Mais Mauthausen était fameux pour des raisons encore bien plus terrifiantes. En effet, c’est là que se trouvait l’un des grands centres du programme d’expérimentation médicale nazie. Stérilisations, castrations, essais médicamenteux, injections dans le cœur et interventions chirurgicales dites «spéciales» étaient monnaie courante. De plus, c’est à Mauthausen que certains médecins se sont livrés au «commerce des peaux humaines». Les corps des prisonniers étaient ainsi dépecés et leurs peaux envoyées au centre de pathologie de Gusen afin d’être préparées pour la fabrication de gants, d’abat-jour et de valises. Quant aux peaux tatouées, elles étaient transformées en reliures de livres.
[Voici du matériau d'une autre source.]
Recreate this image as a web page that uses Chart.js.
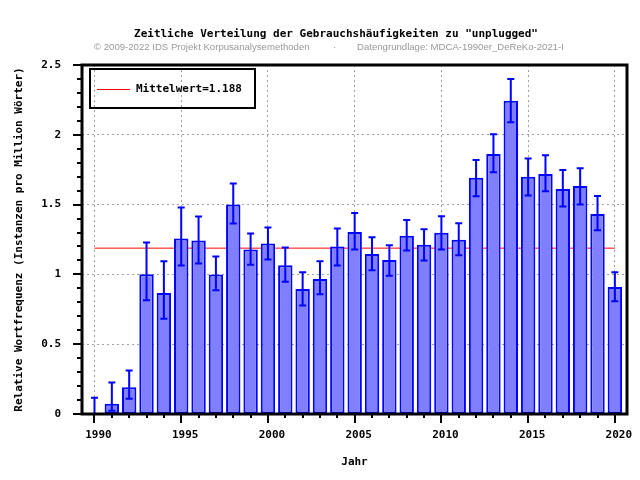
<!DOCTYPE html>
<html>
<head>
<meta charset="utf-8">
<script src="https://cdn.jsdelivr.net/npm/chart.js@4.4.1/dist/chart.umd.min.js"></script>
<style>
  html, body { margin: 0; padding: 0; background: #fff; }
  #wrap { width: 640px; height: 480px; }
</style>
</head>
<body>
<div id="wrap"><canvas id="chart" width="640" height="480"></canvas></div>
<script>
// ── Data ──────────────────────────────────────────────
const years = [1990, 1991, 1992, 1993, 1994, 1995, 1996, 1997, 1998, 1999,
               2000, 2001, 2002, 2003, 2004, 2005, 2006, 2007, 2008, 2009,
               2010, 2011, 2012, 2013, 2014, 2015, 2016, 2017, 2018, 2019, 2020];

const freq = [0, 0.074, 0.192, 1.001, 0.867, 1.257, 1.243, 1.0, 1.501, 1.178,
              1.221, 1.065, 0.896, 0.967, 1.2, 1.303, 1.147, 1.104, 1.276, 1.212,
              1.298, 1.248, 1.693, 1.863, 2.244, 1.70, 1.72, 1.611, 1.633, 1.432, 0.91];

const errLow = [0, 0.024, 0.11, 0.814, 0.682, 1.063, 1.078, 0.886, 1.365, 1.07,
                1.106, 0.948, 0.778, 0.857, 1.063, 1.178, 1.03, 0.991, 1.171, 1.10,
                1.178, 1.137, 1.56, 1.731, 2.09, 1.566, 1.595, 1.487, 1.50, 1.317, 0.807];

const errHigh = [0.117, 0.225, 0.311, 1.228, 1.094, 1.48, 1.415, 1.128, 1.652, 1.293,
                 1.336, 1.193, 1.015, 1.094, 1.329, 1.439, 1.266, 1.209, 1.389, 1.324,
                 1.417, 1.367, 1.82, 2.004, 2.40, 1.83, 1.853, 1.748, 1.76, 1.561, 1.015];

const meanValue = 1.188;
const meanSpan = [1990, 2020];

const titleText = 'Zeitliche Verteilung der Gebrauchshäufigkeiten zu "unplugged"';
const creditLeft = '© 2009-2022 IDS Projekt Korpusanalysemethoden';
const creditRight = 'Datengrundlage: MDCA-1990er_DeReKo-2021-I';
const xTitle = 'Jahr';
const yTitle = 'Relative Wortfrequenz (Instanzen pro Million Wörter)';

const MONO = "'DejaVu Sans Mono', monospace";
const BLUE = '#0000ff';
const GRID = '#a0a0a0';

const isMajorY = v => Math.abs(v * 2 - Math.round(v * 2)) < 1e-6;
const isMajorX = v => Math.round(v) % 5 === 0;

// ── Plugins ───────────────────────────────────────────
const errorBars = {
  id: 'errorBars',
  afterDatasetsDraw(chart) {
    const { ctx, scales: { x, y } } = chart;
    ctx.save();
    ctx.strokeStyle = BLUE;
    ctx.lineWidth = 2;
    years.forEach((yr, i) => {
      const px = x.getPixelForValue(yr);
      const lo = y.getPixelForValue(errLow[i]);
      const hi = y.getPixelForValue(errHigh[i]);
      ctx.beginPath();
      ctx.moveTo(px, lo); ctx.lineTo(px, hi);
      ctx.moveTo(px - 3.5, lo); ctx.lineTo(px + 3.5, lo);
      ctx.moveTo(px - 3.5, hi); ctx.lineTo(px + 3.5, hi);
      ctx.stroke();
    });
    ctx.restore();
  }
};

const frameAndTicks = {
  id: 'frameAndTicks',
  afterDatasetsDraw(chart) {
    const { ctx, chartArea: a, scales: { x, y } } = chart;
    ctx.save();
    ctx.strokeStyle = '#000';
    ctx.lineWidth = 2;
    ctx.beginPath();
    y.ticks.forEach(t => {
      const py = Math.round(y.getPixelForValue(t.value));
      ctx.moveTo(a.left, py);
      ctx.lineTo(a.left - (isMajorY(t.value) ? 9 : 5), py);
    });
    x.ticks.forEach(t => {
      const px = Math.round(x.getPixelForValue(t.value));
      ctx.moveTo(px, a.bottom);
      ctx.lineTo(px, a.bottom + (isMajorX(t.value) ? 9 : 4));
    });
    ctx.stroke();
    ctx.lineWidth = 3;
    ctx.strokeRect(a.left, a.top, a.right - a.left, a.bottom - a.top);
    ctx.restore();
  }
};

const legendBox = {
  id: 'legendBox',
  afterDraw(chart) {
    const { ctx, chartArea: a } = chart;
    const bx = a.left + 8, by = a.top + 4;
    ctx.save();
    ctx.strokeStyle = '#000';
    ctx.lineWidth = 2;
    ctx.strokeRect(bx, by, 165, 39);
    ctx.strokeStyle = '#ff0000';
    ctx.lineWidth = 1.2;
    ctx.beginPath();
    ctx.moveTo(bx + 7, by + 20.5);
    ctx.lineTo(bx + 40, by + 20.5);
    ctx.stroke();
    ctx.fillStyle = '#000';
    ctx.font = 'bold 11px ' + MONO;
    ctx.textBaseline = 'middle';
    ctx.fillText(chart.data.datasets[1].label, bx + 46, by + 20);
    ctx.restore();
  }
};

const headings = {
  id: 'headings',
  afterDraw(chart) {
    const { ctx } = chart;
    ctx.save();
    ctx.fillStyle = '#000';
    ctx.font = 'bold 11px ' + MONO;
    ctx.textAlign = 'center';
    ctx.textBaseline = 'alphabetic';
    ctx.fillText(titleText, 336, 37);
    ctx.fillStyle = '#999999';
    ctx.font = "9.6px 'Liberation Sans', Arial, sans-serif";
    ctx.textAlign = 'left';
    ctx.fillText(creditLeft, 94, 50);
    ctx.fillText('·', 333, 50);
    ctx.fillText(creditRight, 357, 50);
    ctx.restore();
  }
};

// ── Chart ─────────────────────────────────────────────
new Chart(document.getElementById('chart'), {
  type: 'bar',
  data: {
    datasets: [
      {
        type: 'bar',
        label: 'Frequenz',
        data: years.map((yr, i) => ({ x: yr, y: freq[i] })),
        backgroundColor: '#8080ff',
        borderColor: BLUE,
        borderWidth: 2,
        borderSkipped: false,
        barPercentage: 0.83,
        categoryPercentage: 1,
        order: 1,
      },
      {
        type: 'line',
        label: 'Mittelwert=' + meanValue,
        data: meanSpan.map(yr => ({ x: yr, y: meanValue })),
        borderColor: '#ff0000',
        borderWidth: 1,
        pointRadius: 0,
        fill: false,
        order: 2,
      },
    ],
  },
  options: {
    responsive: false,
    animation: false,
    layout: { padding: { top: 65, right: 13, left: 0, bottom: 0 } },
    plugins: {
      legend: { display: false },
      title: { display: false },
      tooltip: { enabled: false },
    },
    scales: {
      x: {
        type: 'linear',
        offset: false,
        min: 1989.28,
        max: 2020.7,
        afterFit: s => { s.height = 66; s.paddingLeft = 0; s.paddingRight = 0; },
        border: { display: false, dash: [2, 3] },
        grid: {
          offset: false,
          drawTicks: false,
          color: c => (c.tick && isMajorX(c.tick.value)) ? GRID : 'rgba(0,0,0,0)',
        },
        ticks: {
          stepSize: 1,
          includeBounds: false,
          autoSkip: false,
          maxRotation: 0,
          padding: 15,
          labelOffset: 4,
          color: '#000',
          font: { family: MONO, size: 11, weight: 'bold' },
          callback: v => isMajorX(v) ? String(Math.round(v)) : '',
        },
        title: {
          display: true,
          text: xTitle,
          color: '#000',
          font: { family: MONO, size: 11, weight: 'bold' },
          padding: { bottom: 11, top: 0 },
        },
      },
      y: {
        min: 0,
        max: 2.5,
        afterFit: s => { s.width = 82; s.paddingTop = 0; s.paddingBottom = 0; },
        border: { display: false, dash: [2, 3] },
        grid: {
          drawTicks: false,
          color: c => (c.tick && isMajorY(c.tick.value) && c.tick.value > 0 && c.tick.value < 2.5) ? GRID : 'rgba(0,0,0,0)',
        },
        ticks: {
          stepSize: 0.1,
          autoSkip: false,
          padding: 21,
          color: '#000',
          font: { family: MONO, size: 11, weight: 'bold' },
          callback: v => isMajorY(v) ? String(Math.round(v * 10) / 10) : '',
        },
        title: {
          display: true,
          text: yTitle,
          color: '#000',
          font: { family: MONO, size: 11, weight: 'bold' },
          padding: { top: 13, bottom: 0 },
        },
      },
    },
  },
  plugins: [errorBars, frameAndTicks, legendBox, headings],
});
</script>
</body>
</html>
Les conditions de vie ou de survie dans le camp étaient tellement mauvaises que de nombreux prisonniers sont morts de maladie et de malnutrition. A un moment donné, les nazis ont installé des chambres à gaz, car il y avait «plus d’ouvriers que de travail». Les déportés étaient gazés au camp de Mauthausen même ou dans le sinistre château de Hartheim. Les nazis avaient également transformé le wagon d’un train en chambre à gaz qui faisait les aller-retour entre Mauthausen et Gusen et à chaque rotation, 30 personnes étaient ainsi assassinées. Ce qui est frappant lorsque l’on visite la chambre à gaz, c’est le judas qui permettait aux dignitaires nazis de suivre le processus de gazage. Ils en tiraient un plaisir cynique lorsque ce n’était pas une sorte de jouissance sexuelle sadique.
Avec l’avance des troupes alliées, les conditions à Mauthausen ont empiré et l’horreur a atteint son comble. Au cours des quatre premiers mois de 1945, 40 000 personnes ont été assassinées à Mauthausen !
Après la libération du camp en 1945, plusieurs milliers de prisonniers sont morts d’épuisement ou de maladies.
Aujourd’hui, le camp principal de Mauthausen fait partie des sites protégés par le Gouvernement autrichien. Comble du cynisme, les chiens qui étaient tant utilisés pour terrifier et torturer les malheureux déportés au camp, n’y ont pas accès: «Ordnung muss sein » - l’ordre doit régner.
Voici en gros pour les faits et l’histoire d’un complexe d’esclavage où l’humiliation, la torture et l’assassinat étaient de mise et ce au vu et au su de tous ceux qui ont alimenté la machine de guerre nazie…, en grande partie grâce à l’or que la «bonne» Suisse a blanchi pour Hitler. Peut-on vraiment dire que seuls les nazis étaient coupables ? Il est certain que pour ceux qui pensent encore que toute l’affaire des fonds juifs et des fonds volés par les nazis se résume à de simples revendications pécuniaires, un petit tour à Mauthausen serait salutaire.
Mais ce qui importe aujourd’hui, c’est que les Juifs du monde entier, en particulier les établissements scolaires, les mouvements de jeunesse, les centres communautaires et les familles individuelles visitent ces camps. Si nous n’y allons plus, ils disparaîtront. La mémoire des hommes, des femmes et des enfants qui y ont été assassinés sera à tout jamais oubliée… et le monde aura à nouveau bonne conscience.